It was to cost £77, but, due to the 1973 oil crisis, the cost rose to £84 and the itinerary was changed; there would be no visit to Stockholm, instead everyone would travel in the ship’s launches to the island of Gotland.
Even with the rise in price and change in route, it was a major experience. Sailing from Southampton to Copenhagen, there was a hydrofoil crossing to Malmo, then onto Gotland, before the highlight of the trip, the days in Leningrad; a visit to a city with extraordinary cultural riches that was enduring the grey days of Communism.

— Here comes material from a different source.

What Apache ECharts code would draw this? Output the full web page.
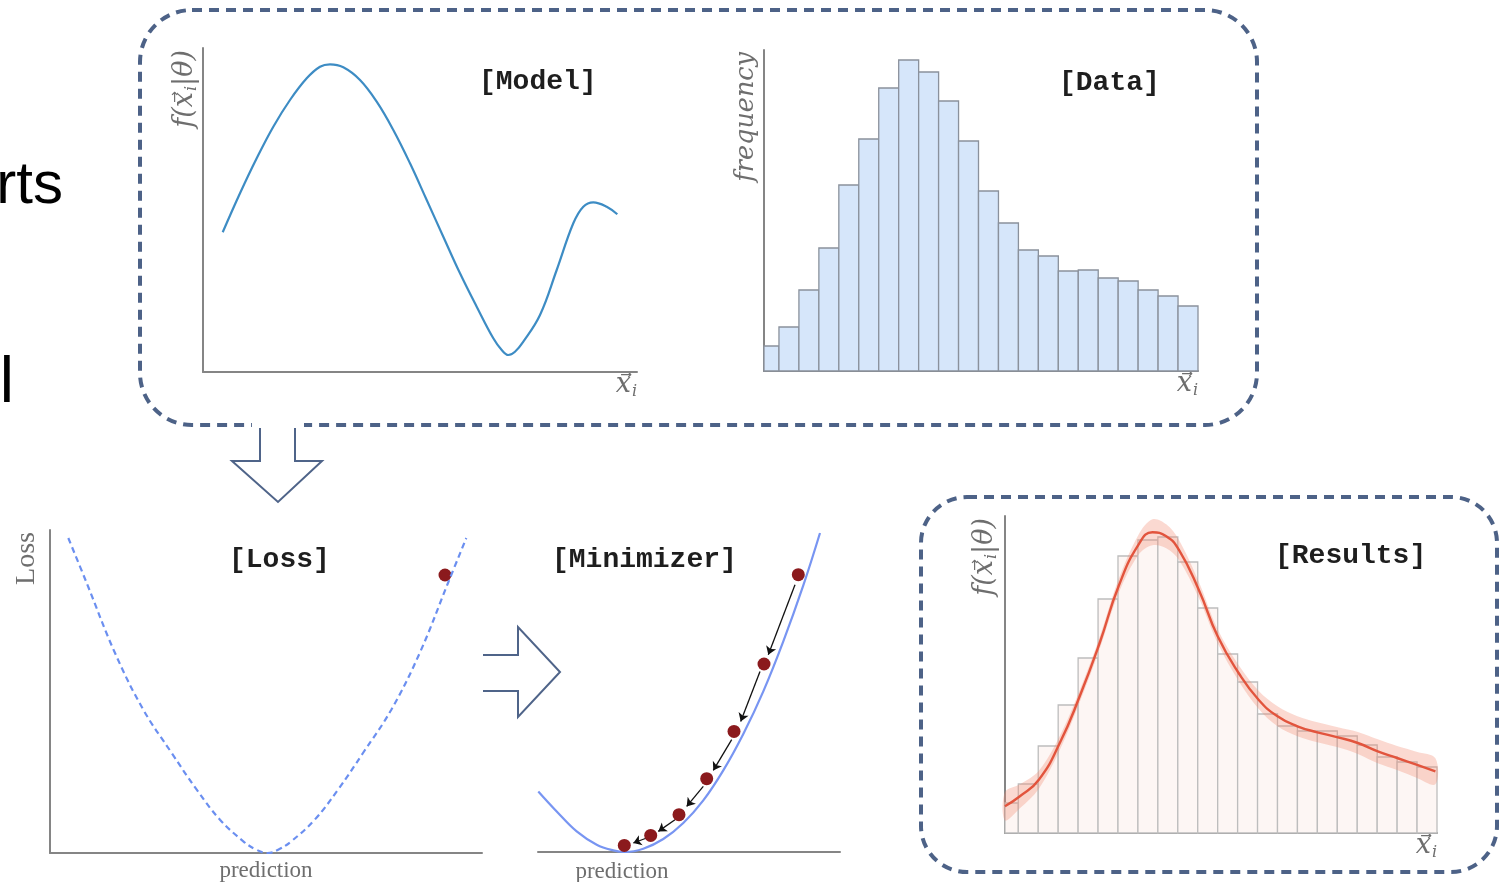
<!DOCTYPE html>
<html><head><meta charset="utf-8">
<script src="https://cdn.jsdelivr.net/npm/echarts@6/dist/echarts.min.js"></script>
<style>html,body{margin:0;padding:0;background:#fff}#c{width:1504px;height:882px}</style>
</head><body><div id="c"></div>
<script>
// ---- Model panel: curve f(x|theta) (x offset, height) ----
const modelX = [19.7,37,53.7,70.3,87,103.7,117,127,140.3,157,173.7,190.3,207,223.7,240.3,257,273.7,290.3,298.7,305.3,312,320.3,337,353.7,370.3,380.3,390.3,403.7,414.3];
const modelY = [139.7,178.7,213.7,245.3,272,293.7,305.3,307.7,304.7,292,270.3,242,208.7,172,135.3,98.7,65.3,33.7,22,17,20.3,30.3,57,102,148.7,165.3,169.7,165.3,157.7];

// ---- Data panel: histogram counts per bin ----
const dataCounts = [25,44,81,123,186,232,283,311,299,270,230,180,148,121,115,100,101,93,90,81,75,65];

// ---- Loss panel: dashed loss curve + current point ----
const lossX = [18.3,36.7,65,93.3,121.7,146.7,170,193.3,206,217.3,228.6,241.3,264.7,288,313,341.3,369.7,398,416.3];
const lossY = [315,270,200,143.3,100,63.3,33.3,11.7,3.5,0,3.5,11.7,33.3,63.3,100,143.3,200,270,315];
const lossPoint = [[395,278]];

// ---- Minimizer panel: loss curve, iterates, step arrows ----
const minX = [0.3,18.7,38.7,58.7,75.3,87,105.3,125.3,145.3,165.3,185.3,205.3,225.3,245.3,265.3,282];
const minY = [60.6,40.6,20.6,7.3,1.6,0,3.3,13,29,51.6,81.6,118,160.6,210.6,266.6,319];
const stepX = [260.3,226,196,168.7,141,112.7,86.3];
const stepY = [277.3,188,120.6,73.3,37.3,16.6,6.6];
const arrowFrom = [[257,267.3],[222,180.6],[193.7,112.3],[165.3,65.6],[137,32.3],[108.7,14]];
const arrowTo = [[230.3,197.3],[202.7,130.6],[175.3,81.6],[148.7,45.6],[120.3,20.6],[95.3,9]];

// ---- Results panel: histogram + fitted curve + uncertainty band ----
const resultCounts = [30,49,87,128,175,234,277,293,296,271,225,179,151,119,107,102,102,97,88,76,71,66];
const fitX = [0.33,1.08,2.03,3.08,4.08,5.08,6.03,7.03,7.73,8.42,9.05,10.05,11.0,12.05,13.05,14.0,15.0,16.0,17.03,18.03,19.03,20.0,20.97,21.92];
const fitY = [26.7,36.7,53.3,90,136.7,190,246.7,288.3,300.7,296.7,283.3,243.3,196.7,160,133.3,116.7,106.7,100.7,95.7,90,81.7,75,68.3,61.7];
const bandUpper = [40.7,48.7,62.3,97,142.7,196,253.7,298.3,313.7,308.7,293.3,251.3,203.7,168,142.3,126.7,116.7,110.7,105.7,101,93.7,87,81.3,74.7];
const bandLower = [12.7,24.7,44.3,83,130.7,184,239.7,278.3,287.7,284.7,273.3,235.3,189.7,152,124.3,106.7,96.7,90.7,85.7,79,69.7,63,55.3,48.7];

const AX = '#858585';
const BOX = '#4d6287';
const ARW = '#4f6489';
const LABEL = '#6e6e6e';
const MONO = {fontFamily:'Liberation Mono', fontWeight:'bold', fontSize:28, color:'#1e1e1e'};
const ITAL = {fontFamily:'DejaVu Serif', fontStyle:'italic', fontSize:24, color:LABEL};
const RICH = {
  it:{fontFamily:'DejaVu Serif', fontStyle:'italic', fontSize:27, color:LABEL, lineHeight:36},
  ar:{fontFamily:'DejaVu Sans', fontSize:14, color:LABEL, width:1, align:'right', verticalAlign:'top', padding:[1,0,0,0]},
  sub:{fontFamily:'DejaVu Serif', fontStyle:'italic', fontSize:16, color:LABEL, verticalAlign:'bottom', padding:[0,0,3,0]}
};

function zip(a,b){return a.map((v,i)=>[v,b[i]]);}
function histData(c){return c.map((v,i)=>[i,i+1,v]);}
function histRender(fill, stroke){
  return function(params, api){
    const p0 = api.coord([api.value(0), api.value(2)]);
    const p1 = api.coord([api.value(1), 0]);
    const cs = params.coordSys;
    const r = echarts.graphic.clipRectByRect(
      {x:p0[0], y:p0[1], width:p1[0]-p0[0], height:p1[1]-p0[1]},
      {x:cs.x, y:cs.y-2, width:cs.width, height:cs.height+2});
    return r && {type:'rect', shape:r, style:{fill:fill, stroke:stroke, lineWidth:1.3}};
  };
}
function axBase(g, min, max, extra){
  return Object.assign({type:'value', gridIndex:g, min:min, max:max,
    axisLine:{show:true, onZero:false, lineStyle:{color:AX, width:2}},
    axisTick:{show:false}, axisLabel:{show:false}, splitLine:{show:false}}, extra||{});
}
const xiName = {name:'{it|x}{ar|\u2192}{sub|i}', nameLocation:'end', nameGap:0,
  nameTextStyle:{align:'right', verticalAlign:'top', padding:[-5,0,0,0], rich:RICH}};
function yName(txt, style, pad){
  return {name:txt, nameLocation:'end', nameGap:-2, nameRotate:90,
    nameTextStyle:Object.assign({}, style, {align:'right', verticalAlign:'bottom', padding:[0,0,pad,0]})};
}
const fName = '{it|f(x}{ar|\u2192}{sub|i}{it||\u03B8)}';

const chart = echarts.init(document.getElementById('c'), null, {renderer:'canvas'});
chart.setOption({
  animation:false,
  backgroundColor:'#fff',
  title:[
    {text:'[Model]', left:479, top:68, padding:0, textStyle:MONO},
    {text:'[Data]', left:1059, top:69, padding:0, textStyle:MONO},
    {text:'[Loss]', left:229, top:546, padding:0, textStyle:MONO},
    {text:'[Minimizer]', left:552, top:546, padding:0, textStyle:MONO},
    {text:'[Results]', left:1275, top:542, padding:0, textStyle:MONO}
  ],
  grid:[
    {left:203, top:48, width:434, height:324, outerBoundsMode:'none'},
    {left:764, top:50, width:434, height:321, outerBoundsMode:'none'},
    {left:50, top:530, width:432, height:323, outerBoundsMode:'none'},
    {left:538, top:530, width:302, height:322, outerBoundsMode:'none'},
    {left:1005, top:516, width:432, height:317, outerBoundsMode:'none'}
  ],
  xAxis:[
    axBase(0, 0, 434, xiName),
    axBase(1, 0.25, 22, xiName),
    axBase(2, 0, 432, {name:'prediction', nameLocation:'middle', nameGap:6,
      nameTextStyle:{fontFamily:'Liberation Serif', fontSize:23, color:LABEL, verticalAlign:'top'}}),
    axBase(3, 0, 302, {name:'prediction', nameLocation:'start', nameGap:-84,
      nameTextStyle:{fontFamily:'Liberation Serif', fontSize:23, color:LABEL, align:'center', verticalAlign:'top', padding:[8,0,0,0]}}),
    axBase(4, 0.333, 22, xiName)
  ],
  yAxis:[
    axBase(0, 0, 324, yName(fName, {rich:RICH}, 0)),
    axBase(1, 0, 321, yName('frequency', Object.assign({}, ITAL, {fontSize:25.5}), 5)),
    axBase(2, 0, 323, yName('Loss', {fontFamily:'Liberation Serif', fontSize:28, color:LABEL}, 9)),
    axBase(3, 0, 322, {show:false}),
    axBase(4, 0, 317, yName(fName, {rich:RICH}, 2))
  ],
  series:[
    {type:'line', xAxisIndex:0, yAxisIndex:0, data:zip(modelX, modelY), smooth:0.4, symbol:'none',
      lineStyle:{color:'#3d8cc4', width:2.2}},
    {type:'custom', xAxisIndex:1, yAxisIndex:1, data:histData(dataCounts),
      renderItem:histRender('#d6e6fa', '#8a919c'), encode:{x:[0,1], y:2}},
    {type:'line', xAxisIndex:2, yAxisIndex:2, data:zip(lossX, lossY), smooth:0.4, symbol:'none',
      lineStyle:{color:'#6b8ff0', width:2.2, type:[6,4]}},
    {type:'scatter', xAxisIndex:2, yAxisIndex:2, data:lossPoint, symbolSize:13,
      itemStyle:{color:'#8b1a1d', opacity:1}},
    {type:'line', xAxisIndex:3, yAxisIndex:3, data:zip(minX, minY), smooth:0.4, symbol:'none',
      lineStyle:{color:'#7895f2', width:2.2}},
    {type:'lines', coordinateSystem:'cartesian2d', xAxisIndex:3, yAxisIndex:3,
      symbol:['none','arrow'], symbolSize:[0,8],
      lineStyle:{color:'#111', width:1.3, opacity:1, curveness:0},
      data:arrowFrom.map((a,i)=>({coords:[a, arrowTo[i]]})), z:3},
    {type:'scatter', xAxisIndex:3, yAxisIndex:3, data:zip(stepX, stepY), symbolSize:13,
      itemStyle:{color:'#8b1a1d', opacity:1}, z:4},
    {type:'custom', xAxisIndex:4, yAxisIndex:4, data:histData(resultCounts),
      renderItem:histRender('#fdf6f4', '#bdbdbd'), encode:{x:[0,1], y:2}, z:1},
    {type:'custom', xAxisIndex:4, yAxisIndex:4, data:[[fitX[0], bandLower[0]]], z:2,
      renderItem:function(params, api){
        const pts = [];
        for (let i=0;i<fitX.length;i++) pts.push(api.coord([fitX[i], bandUpper[i]]));
        for (let i=fitX.length-1;i>=0;i--) pts.push(api.coord([fitX[i], bandLower[i]]));
        return {type:'polygon', shape:{points:pts, smooth:0.35},
          style:{fill:'rgba(242,140,115,0.33)', stroke:null}};
      }},
    {type:'line', xAxisIndex:4, yAxisIndex:4, data:zip(fitX, fitY), smooth:0.5, symbol:'none',
      lineStyle:{color:'#e2543d', width:2.4}, z:3}
  ],
  graphic:[
    {type:'text', right:1504-63, top:156, style:{text:'rts', font:'60px "Liberation Sans"', fill:'#000', align:'right'}},
    {type:'text', right:1504-14, top:352, style:{text:'l', font:'64px "Liberation Sans"', fill:'#000', align:'right'}},
    {type:'rect', shape:{x:140, y:10, width:1117, height:415, r:52}, style:{fill:'none', stroke:BOX, lineWidth:4, lineDash:[10,7]}, z:0},
    {type:'rect', shape:{x:252, y:418, width:52, height:14}, style:{fill:'#fff'}, z:1},
    {type:'polyline', shape:{points:[[260,428],[260,461],[232,461],[278,502],[322,461],[295,461],[295,428]]},
      style:{stroke:ARW, lineWidth:2, fill:'none'}, z:2},
    {type:'polyline', shape:{points:[[483,655],[518,655],[518,627],[560,672],[518,717],[518,691],[483,691]]},
      style:{stroke:ARW, lineWidth:2, fill:'none'}, z:2},
    {type:'rect', shape:{x:921, y:497, width:576, height:375, r:46}, style:{fill:'none', stroke:BOX, lineWidth:4, lineDash:[10,7]}, z:0}
  ]
});
</script></body></html>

For a thirteen year old, travelling without his parents for the first time, it might have been intimidating, but most of those travelling had similar thoughts. It was a school trip; the entire ship was one big school trip. The SS Nevasa had been a troop ship; the dormitories that had once carried soldiers outward to battle or homeward to safety now carried hundreds and hundreds of pupils on educational cruises.

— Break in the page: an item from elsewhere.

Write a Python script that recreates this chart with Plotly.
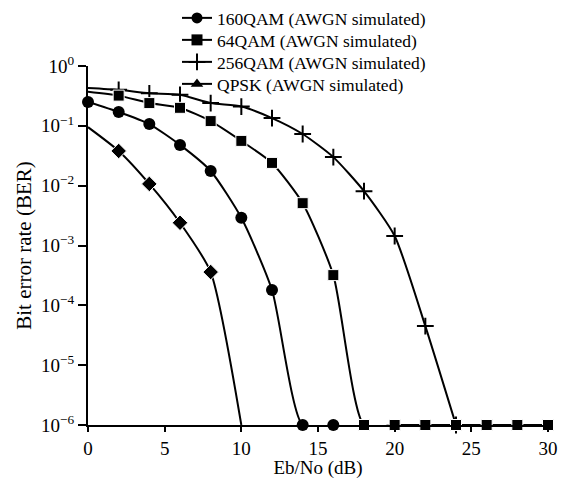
import plotly.graph_objects as go

x_qpsk = [0, 2, 4, 6, 8, 10]
ber_qpsk = [0.095, 0.038, 0.0107, 0.0024, 3.6e-4, 1e-6]

x_160 = [0, 2, 4, 6, 8, 10, 12, 14, 16]
ber_160 = [0.25, 0.17, 0.107, 0.048, 0.0176, 0.0029, 1.8e-4, 1e-6, 1e-6]

x_64 = [0, 2, 4, 6, 8, 10, 12, 14, 16, 18, 20, 22, 24, 26, 28, 30]
ber_64 = [0.37, 0.32, 0.24, 0.20, 0.12, 0.056, 0.024, 0.0051, 3.2e-4,
          1e-6, 1e-6, 1e-6, 1e-6, 1e-6, 1e-6, 1e-6]

x_256 = [0, 2, 4, 6, 8, 10, 12, 14, 16, 18, 20, 22, 24]
ber_256 = [0.43, 0.40, 0.35, 0.33, 0.24, 0.21, 0.135, 0.073, 0.030,
           0.0081, 0.00144, 4.5e-5, 1e-6]

names = ["160QAM (AWGN simulated)", "64QAM (AWGN simulated)",
         "256QAM (AWGN simulated)", "QPSK (AWGN simulated)"]

y_tickvals = [1, 1e-1, 1e-2, 1e-3, 1e-4, 1e-5, 1e-6]
y_ticktext = ["10<sup>0</sup>", "10<sup>\u22121</sup>", "10<sup>\u22122</sup>",
              "10<sup>\u22123</sup>", "10<sup>\u22124</sup>", "10<sup>\u22125</sup>",
              "10<sup>\u22126</sup>"]
x_tickvals = [0, 5, 10, 15, 20, 25, 30]

FONT = "Liberation Serif"
BLK = "black"
W, H = 564, 479
ML, MR, MT, MB = 88, 16, 0, 54
PLOT_TOP = 66  # pixel row of 10^0
paper_h = H - MT - MB
paper_w = W - ML - MR

fig = go.Figure()

def sizes(n, hide, base):
    return [0 if i in hide else base for i in range(n)]

# data traces
fig.add_trace(go.Scatter(
    x=x_256, y=ber_256, mode="lines+markers", showlegend=False,
    line=dict(color=BLK, width=2, shape="spline", smoothing=0.6),
    marker=dict(symbol="cross-thin", size=sizes(len(x_256), {0}, 12), opacity=1,
                color=BLK, line=dict(color=BLK, width=2)),
    cliponaxis=False))
fig.add_trace(go.Scatter(
    x=x_64, y=ber_64, mode="lines+markers", showlegend=False,
    line=dict(color=BLK, width=2, shape="spline", smoothing=0.6),
    marker=dict(symbol="square", size=sizes(len(x_64), {0}, 11), color=BLK, opacity=1),
    cliponaxis=False))
fig.add_trace(go.Scatter(
    x=x_160, y=ber_160, mode="lines+markers", showlegend=False,
    line=dict(color=BLK, width=2, shape="spline", smoothing=0.6),
    marker=dict(symbol="circle", size=12, color=BLK, opacity=1),
    cliponaxis=False))
fig.add_trace(go.Scatter(
    x=x_qpsk, y=ber_qpsk, mode="lines+markers", showlegend=False,
    line=dict(color=BLK, width=2, shape="spline", smoothing=0.6),
    marker=dict(symbol="diamond", size=sizes(len(x_qpsk), {0, len(x_qpsk) - 1}, 12),
                color=BLK, opacity=1),
    cliponaxis=False))

# legend entries, one small legend per row for exact spacing
leg_syms = ["circle", "square", "cross-thin", "triangle-up"]
leg_rows = [18, 40, 62, 84]
leg_ids = ["legend", "legend2", "legend3", "legend4"]
for nm, sym, lid in zip(names, leg_syms, leg_ids):
    fig.add_trace(go.Scatter(
        x=[None], y=[None], mode="lines+markers", name=nm, legend=lid,
        line=dict(color=BLK, width=2),
        marker=dict(symbol=sym, size=11 if sym != "cross-thin" else 12, opacity=1,
                    color=BLK, line=dict(color=BLK, width=2 if sym == "cross-thin" else 0))))

layout_legends = {}
for lid, row in zip(leg_ids, leg_rows):
    layout_legends[lid] = dict(
        xref="paper", yref="paper", x=(177 - ML) / paper_w,
        y=(H - MB - row) / paper_h,
        xanchor="left", yanchor="middle", bgcolor="rgba(0,0,0,0)",
        borderwidth=0, font=dict(family=FONT, size=17.5, color=BLK), itemwidth=30)

fig.update_layout(
    width=W, height=H,
    margin=dict(l=ML, r=MR, t=MT, b=MB),
    paper_bgcolor="white", plot_bgcolor="white",
    font=dict(family=FONT, size=19, color=BLK),
    showlegend=True,
    **layout_legends,
)
fig.update_xaxes(
    range=[0, 30], tickvals=x_tickvals, ticks="outside", ticklen=5, tickwidth=2,
    tickcolor=BLK, showline=True, linecolor=BLK, linewidth=2, showgrid=False,
    zeroline=False, automargin=False,
    title=dict(text="Eb/No (dB)", font=dict(family=FONT, size=19), standoff=5),
    tickfont=dict(family=FONT, size=19))
fig.update_yaxes(
    type="log", range=[-6, 0], tickvals=y_tickvals, ticktext=y_ticktext,
    domain=[0, (H - MB - PLOT_TOP) / paper_h],
    ticks="outside", ticklen=8, tickwidth=2, tickcolor=BLK, showline=True,
    linecolor=BLK, linewidth=2, showgrid=False, zeroline=False, automargin=False,
    title=dict(text="Bit error rate (BER)", font=dict(family=FONT, size=21), standoff=4),
    tickfont=dict(family=FONT, size=19))

fig.write_html("out.html")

It is hard to imagine such an enterprise being possible forty years later. Even if there were suitable vessels available, who would wish to spend days at sea when an airliner could make the journey in a couple of hours? More than that, though, our school party was a fifty strong mixed group, minded by three teachers, two men and a woman; the ratio of one to seventeen would hardly be acceptable, nor would the potential risks of unsupervised young people wandering the decks of an ocean-going liner.
Forty years later, images of that journey remain strong: the Tivoli Gardens in Copenhagen, the skim across the water to Malmo, the journey in open boats to go ashore at Visby on Gotland, and being guided around Leningrad by members of the Young Pioneers, the Communist Party’s youth movement. Even at the age of thirteen, questions arose: Malmo seemed to be visited for the sake of the hydrofoil journey; Visby was a nice place, but was hardly a substitute for the planned visit to the Swedish capital city; and, if Communism was such a great thing, why did we not get a chance to meet ordinary Russian people?

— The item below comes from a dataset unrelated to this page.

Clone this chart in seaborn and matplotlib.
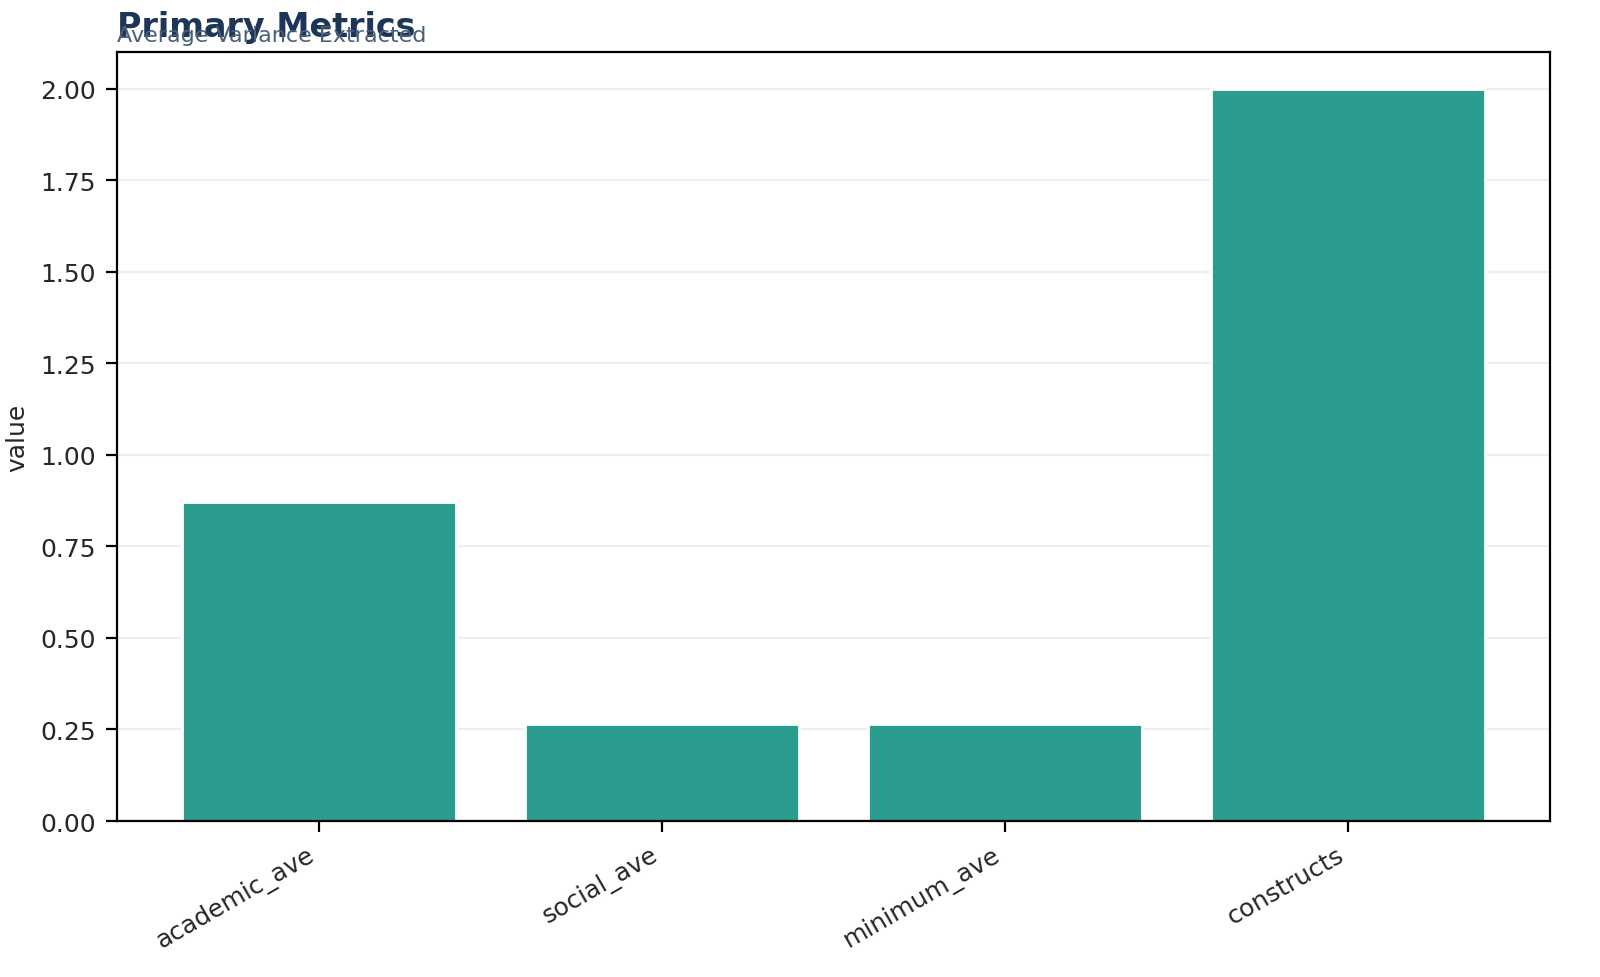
import matplotlib
matplotlib.use("Agg")
import matplotlib.pyplot as plt
import seaborn as sns
import pandas as pd

categories = ["academic_ave", "social_ave", "minimum_ave", "constructs"]
values = [0.87, 0.265, 0.265, 2.0]

sns.set_style("white")
plt.rcParams['font.family'] = ['DejaVu Sans']
df = pd.DataFrame({"metric": categories, "value": values})

fig = plt.figure(figsize=(8, 4.89), dpi=200)
ax = fig.add_axes([0.073, 0.1595, 0.896, 0.7863])
sns.barplot(data=df, x="metric", y="value", color="#2a9d8f", saturation=1, width=0.8, ax=ax)
ax.set_xlim(-0.59, 3.59)
ax.set_ylim(0, 2.1)
ax.set_yticks([0, 0.25, 0.5, 0.75, 1.0, 1.25, 1.5, 1.75, 2.0])
ax.yaxis.grid(True, color="#eeeeee", linewidth=0.8)
ax.set_axisbelow(True)
ax.set_xlabel("")
ax.set_ylabel("value", fontsize=9)
ax.tick_params(axis="both", labelsize=9, length=4, width=0.8, color="black", bottom=True, left=True)
plt.setp(ax.get_xticklabels(), rotation=30, ha="right")
for s in ax.spines.values():
    s.set_color("black"); s.set_linewidth(0.8)
fig.text(0.073, 0.955, "Primary Metrics", fontsize=12, fontweight="bold", color="#1d3557", ha="left", va="bottom")
fig.text(0.073, 0.953, "Average Variance Extracted", fontsize=8, color="#4a6078", ha="left", va="bottom")
fig.savefig("out.png", dpi=200)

Two less pleasant moments tend to dominate the memories. The first arose from the fact that we travelled on a group passport, whatever that might have been, and had been issued with individual identity cards with the strict injunction not to lose our cards because without them we would not be allowed to land in Leningrad. We docked at the Russian port and my card could not be found. The ship’s master had to issue the necessary document to allow me to travel with the rest of the group; he was not best pleased. The second unpleasant moment was the seasickness, the seasickness, and the seasickness; even if, forty years on, there were such trips available for middle aged people, the decision to fly would not be a hard one.